Does he need money? One would think he probably has a pretty good day job already. But if he really needed it in order to continue writing software, I would bet many people would be willing to contribute to a "Bellard Writing Fund". His contributions to open source are really in a class by themselves.


Individual persons can't deploy their own LTE base stations, unless they've got a couple million in their pocket for the radio frequency licenses. The only way this will be available to the consumer is if a telco produces it.


Thank you. I knew there must be a reasonable explanation.


I'm clueless about the underlying legalities/politics, so was wondering: could something like this be used to provide connectivity in an area without 4G (but with an Internet connection)? In other words, could I (an average Joe) set up my own "cellular hot spot" and offer a better quality signal to people in the neighborhood?

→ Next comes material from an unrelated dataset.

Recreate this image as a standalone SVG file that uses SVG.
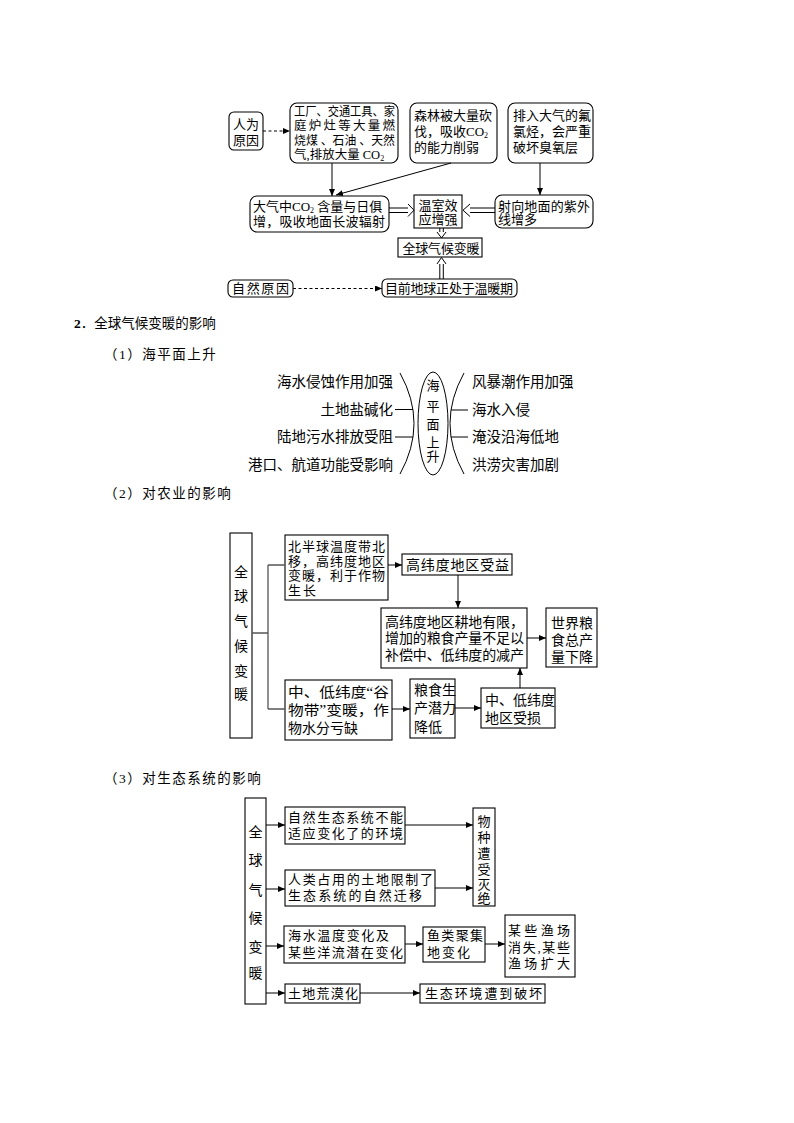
<svg xmlns="http://www.w3.org/2000/svg" width="794" height="1123" viewBox="0 0 794 1123">
<style>
.b{fill:#fff;stroke:#000;stroke-width:1.1}
.t{font-family:'Liberation Serif','Noto Sans CJK SC',serif;font-size:13px;fill:#000}
.s{font-family:'Liberation Serif','Noto Sans CJK SC',serif;font-size:12.5px;fill:#000}
.t14{font-family:'Liberation Serif','Noto Sans CJK SC',serif;font-size:14px;fill:#000}
.m{text-anchor:middle}
.c{stroke:#000;stroke-width:1;fill:none}
.g{stroke:#555;stroke-width:1.3;fill:none}
.d{stroke:#000;stroke-width:1;fill:none;stroke-dasharray:3,2.5}
.h{font-family:'Liberation Serif','Noto Sans CJK SC',serif;font-size:13.5px;fill:#000}
</style>
<defs>
<marker id="a" markerUnits="userSpaceOnUse" markerWidth="7" markerHeight="6" refX="7" refY="3" orient="auto">
<path d="M0,0 L7,3 L0,6 z" fill="#000"/>
</marker>
</defs>
<rect width="794" height="1123" fill="#fff"/>

<!-- Section 1: causes -->
<g id="n-renwei"><rect class="b" x="229" y="112" width="34" height="38" rx="5"/>
<text class="t m" x="246" y="129">人为</text><text class="t m" x="246" y="145">原因</text></g>
<g id="n-gongchang"><rect class="b" x="290" y="103" width="108" height="60" rx="7"/>
<text class="s" x="294" y="115.5" textLength="101" lengthAdjust="spacingAndGlyphs">工厂、交通工具、家</text>
<text class="s" x="294" y="130" textLength="101">庭炉灶等大量燃</text>
<text class="s" x="294" y="144.5" textLength="101" lengthAdjust="spacingAndGlyphs">烧煤 、石油 、天然</text>
<text class="s" x="294" y="158.5">气,排放大量 CO<tspan font-size="8" dy="2">2</tspan></text></g>
<g id="n-senlin"><rect class="b" x="410" y="103" width="87" height="60" rx="7"/>
<text class="t" x="414" y="120" textLength="78">森林被大量砍</text>
<text class="t" x="414" y="136">伐，吸收CO<tspan font-size="8" dy="2">2</tspan></text>
<text class="t" x="414" y="152">的能力削弱</text></g>
<g id="n-fuluting"><rect class="b" x="508" y="103" width="85" height="60" rx="7"/>
<text class="t" x="513" y="120" textLength="78">排入大气的氟</text>
<text class="t" x="513" y="136" textLength="78">氯烃，会严重</text>
<text class="t" x="513" y="152">破坏臭氧层</text></g>
<g id="n-daqi"><rect class="b" x="250" y="196" width="139" height="36" rx="7"/>
<text class="t" x="253" y="211">大气中CO<tspan font-size="8" dy="2">2</tspan><tspan dy="-2"> 含量与日俱</tspan></text>
<text class="t" x="253" y="226" textLength="132">增，吸收地面长波辐射</text></g>
<g id="n-wenshi"><rect class="b" x="414" y="195" width="48" height="33"/>
<text class="t m" x="438" y="209.5">温室效</text><text class="t m" x="438" y="223.5">应增强</text></g>
<g id="n-sheixiang"><rect class="b" x="495" y="195" width="98" height="33" rx="7"/>
<text class="t" x="498" y="210.5" textLength="92">射向地面的紫外</text>
<text class="t" x="498" y="224">线增多</text></g>
<g id="n-quanqiu"><rect class="b" x="398" y="238" width="84" height="19"/>
<text class="t m" x="441" y="252.5" textLength="77">全球气候变暖</text></g>
<g id="n-ziran"><rect class="b" x="228" y="280" width="65" height="17" rx="5"/>
<text class="t" x="232" y="293" textLength="57">自然原因</text></g>
<g id="n-muqian"><rect class="b" x="382" y="279" width="135" height="18" rx="5"/>
<text class="t" x="385" y="293" textLength="128">目前地球正处于温暖期</text></g>

<g id="connectors1">
<line class="d" x1="263" y1="131" x2="290" y2="131" marker-end="url(#a)"/>
<line class="c" x1="332" y1="163" x2="332" y2="196" marker-end="url(#a)"/>
<line class="c" x1="451" y1="163" x2="336" y2="195" marker-end="url(#a)"/>
<line class="c" x1="540" y1="163" x2="540" y2="195" marker-end="url(#a)"/>
<path class="c" d="M389,208 H408 M389,212.5 H408 M408,204 L414,210.2 L408,216.5"/>
<path class="c" d="M495,208 H470 M495,212.5 H470 M470,204 L463,210.2 L470,216.5"/>
<path class="c" d="M439.8,228 V232 M443.3,228 V232 M437,232 L441.5,238 L446,232"/>
<path class="c" d="M439.8,279 V264 M443.3,279 V264 M437,264 L441.5,257.5 L446,264"/>
<line class="d" x1="293" y1="288.5" x2="382" y2="288.5" marker-end="url(#a)"/>
</g>

<!-- Headings -->
<text class="h" x="74" y="328"><tspan font-weight="bold">2</tspan>．全球气候变暖的影响</text>
<text class="h" x="104" y="359" letter-spacing="1.5">（1）海平面上升</text>
<text class="h" x="104" y="498" letter-spacing="1.5">（2）对农业的影响</text>
<text class="h" x="104" y="783" letter-spacing="1.5">（3）对生态系统的影响</text>

<!-- Section 2: sea level -->
<g id="sea-level">
<ellipse class="c" cx="433" cy="423.5" rx="15" ry="51.5"/>
<text class="t m" x="433" y="390">海</text>
<text class="t m" x="433" y="411">平</text>
<text class="t m" x="433" y="429">面</text>
<text class="t m" x="433" y="447">上</text>
<text class="t m" x="433" y="461">升</text>
<path class="c" d="M400,373 Q428,423.5 400,474"/>
<path class="c" d="M464,373 Q436,423.5 464,474"/>
<path class="c" d="M395,409.5 H413 M395,437 H413 M451,410 H468 M451,437 H468"/>
<g style="font-family:'Liberation Serif','Noto Sans CJK SC',serif;font-size:14.5px;text-anchor:end">
<text x="393" y="387">海水侵蚀作用加强</text>
<text x="393" y="415">土地盐碱化</text>
<text x="393" y="442">陆地污水排放受阻</text>
<text x="393" y="470">港口、航道功能受影响</text>
</g>
<g style="font-family:'Liberation Serif','Noto Sans CJK SC',serif;font-size:14.5px">
<text x="472" y="387">风暴潮作用加强</text>
<text x="472" y="415">海水入侵</text>
<text x="472" y="442">淹没沿海低地</text>
<text x="472" y="470">洪涝灾害加剧</text>
</g>
</g>

<!-- Section 3: agriculture -->
<g id="agr-root"><rect class="b" x="230" y="533" width="22" height="205"/>
<text class="t14 m" x="241" y="577">全</text><text class="t14 m" x="241" y="601">球</text>
<text class="t14 m" x="241" y="626">气</text><text class="t14 m" x="241" y="651">候</text>
<text class="t14 m" x="241" y="676">变</text><text class="t14 m" x="241" y="699">暖</text></g>
<g id="agr-north"><rect class="b" x="285" y="535" width="103" height="65"/>
<text class="t" x="288" y="551" textLength="97">北半球温度带北</text>
<text class="t" x="288" y="565.5" textLength="97">移，高纬度地区</text>
<text class="t" x="288" y="580" textLength="97">变暖，利于作物</text>
<text class="t" x="288" y="594.5" textLength="28">生长</text></g>
<g id="agr-high"><rect class="b" x="402" y="554" width="110" height="21"/>
<text class="t14" x="406" y="569.5" textLength="103">高纬度地区受益</text></g>
<g id="agr-limited"><rect class="b" x="381" y="608" width="146" height="60"/>
<text class="t14" x="385" y="626.5" textLength="139">高纬度地区耕地有限，</text>
<text class="t14" x="385" y="643" textLength="139">增加的粮食产量不足以</text>
<text class="t14" x="385" y="660" textLength="139">补偿中、低纬度的减产</text></g>
<g id="agr-world"><rect class="b" x="546" y="608" width="51" height="59"/>
<text class="t14 m" x="572" y="628">世界粮</text>
<text class="t14 m" x="572" y="645">食总产</text>
<text class="t14 m" x="572" y="662">量下降</text></g>
<g id="agr-grain"><rect class="b" x="285" y="680" width="107" height="60"/>
<text class="t14" x="288" y="697" textLength="101" lengthAdjust="spacingAndGlyphs">中、低纬度“谷</text>
<text class="t14" x="288" y="715" textLength="101" lengthAdjust="spacingAndGlyphs">物带”变暖，作</text>
<text class="t14" x="288" y="733">物水分亏缺</text></g>
<g id="agr-potential"><rect class="b" x="410" y="679" width="45" height="59"/>
<text class="t14" x="414" y="695">粮食生</text>
<text class="t14" x="414" y="713">产潜力</text>
<text class="t14" x="414" y="732">降低</text></g>
<g id="agr-loss"><rect class="b" x="481" y="688" width="74" height="40"/>
<text class="t14" x="485" y="705">中、低纬度</text>
<text class="t14" x="485" y="723">地区受损</text></g>
<g id="connectors2">
<path class="g" d="M252,633 H268 M268,565 V709 M268,565 H285 M268,709 H285"/>
<line class="c" x1="388" y1="565" x2="402" y2="565" marker-end="url(#a)"/>
<line class="c" x1="458" y1="575" x2="458" y2="608" marker-end="url(#a)"/>
<line class="c" x1="527" y1="638" x2="546" y2="638" marker-end="url(#a)"/>
<line class="c" x1="392" y1="709" x2="410" y2="709" marker-end="url(#a)"/>
<line class="c" x1="455" y1="708" x2="481" y2="708" marker-end="url(#a)"/>
<line class="c" x1="520" y1="688" x2="520" y2="668" marker-end="url(#a)"/>
</g>

<!-- Section 4: ecosystem -->
<g id="eco-root"><rect class="b" x="245" y="798" width="21" height="206"/>
<text class="t14 m" x="255.5" y="837">全</text><text class="t14 m" x="255.5" y="865">球</text>
<text class="t14 m" x="255.5" y="895">气</text><text class="t14 m" x="255.5" y="923">候</text>
<text class="t14 m" x="255.5" y="952">变</text><text class="t14 m" x="255.5" y="978">暖</text></g>
<g id="eco-natural"><rect class="b" x="285" y="807" width="120" height="37"/>
<text class="t" x="288" y="821.5" textLength="115">自然生态系统不能</text>
<text class="t" x="288" y="838" textLength="115">适应变化了的环境</text></g>
<g id="eco-human"><rect class="b" x="285" y="870" width="150" height="36"/>
<text class="t" x="288" y="883.5" textLength="145">人类占用的土地限制了</text>
<text class="t" x="288" y="900" textLength="134">生态系统的自然迁移</text></g>
<g id="eco-extinct"><rect class="b" x="473" y="808" width="22" height="98"/>
<text class="t m" x="484" y="826">物</text><text class="t m" x="484" y="842">种</text>
<text class="t m" x="484" y="858">遭</text><text class="t m" x="484" y="874">受</text>
<text class="t m" x="484" y="889">灭</text><text class="t m" x="484" y="903">绝</text></g>
<g id="eco-sea"><rect class="b" x="284" y="926" width="121" height="37"/>
<text class="t" x="288" y="940" textLength="101">海水温度变化及</text>
<text class="t" x="288" y="957" textLength="115">某些洋流潜在变化</text></g>
<g id="eco-fish"><rect class="b" x="423" y="927" width="62" height="35"/>
<text class="t" x="427" y="940" textLength="56">鱼类聚集</text>
<text class="t" x="427" y="957" textLength="43">地变化</text></g>
<g id="eco-fishery"><rect class="b" x="505" y="915" width="70" height="62"/>
<text class="t" x="508" y="935" textLength="62">某些渔场</text>
<text class="t" x="508" y="952" textLength="62">消失,某些</text>
<text class="t" x="508" y="968" textLength="62">渔场扩大</text></g>
<g id="eco-desert"><rect class="b" x="285" y="984" width="75" height="19"/>
<text class="t" x="288" y="998" textLength="70">土地荒漠化</text></g>
<g id="eco-damage"><rect class="b" x="420" y="984" width="125" height="19"/>
<text class="t" x="425" y="998" textLength="117">生态环境遭到破坏</text></g>
<g id="connectors3">
<line class="c" x1="266" y1="825" x2="285" y2="825" marker-end="url(#a)"/>
<line class="c" x1="266" y1="889" x2="285" y2="889" marker-end="url(#a)"/>
<line class="c" x1="266" y1="946" x2="284" y2="946" marker-end="url(#a)"/>
<line class="c" x1="266" y1="993" x2="285" y2="993" marker-end="url(#a)"/>
<line class="c" x1="405" y1="825" x2="473" y2="825" marker-end="url(#a)"/>
<line class="c" x1="435" y1="888" x2="473" y2="888" marker-end="url(#a)"/>
<line class="c" x1="405" y1="944" x2="423" y2="944" marker-end="url(#a)"/>
<line class="c" x1="485" y1="944" x2="505" y2="944" marker-end="url(#a)"/>
<line class="c" x1="360" y1="993" x2="420" y2="993" marker-end="url(#a)"/>
</g>
</svg>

Basically no. All the spectrum that phones can use is already owned by various companies.


I always think how these hackers manage to do it. If you look at the projects in his homepage they vary across domains.

How do they manage to stay motivated, how do they learn all the stuff they do. And if I'm not wrong they do this apart from their day jobs.

Projects on his page are inspiring.


No doubt he is a genius, but what has made him excel is discipline. Try to look at the documentation of the tools that he created for this project, you will understand what I mean :)


He's a polymath. Smart enough to understand any domain. If not I'd be interested in what subjects he struggles with.


Fabrice Bellard does it again.


This would be more interesting if it were an open source project.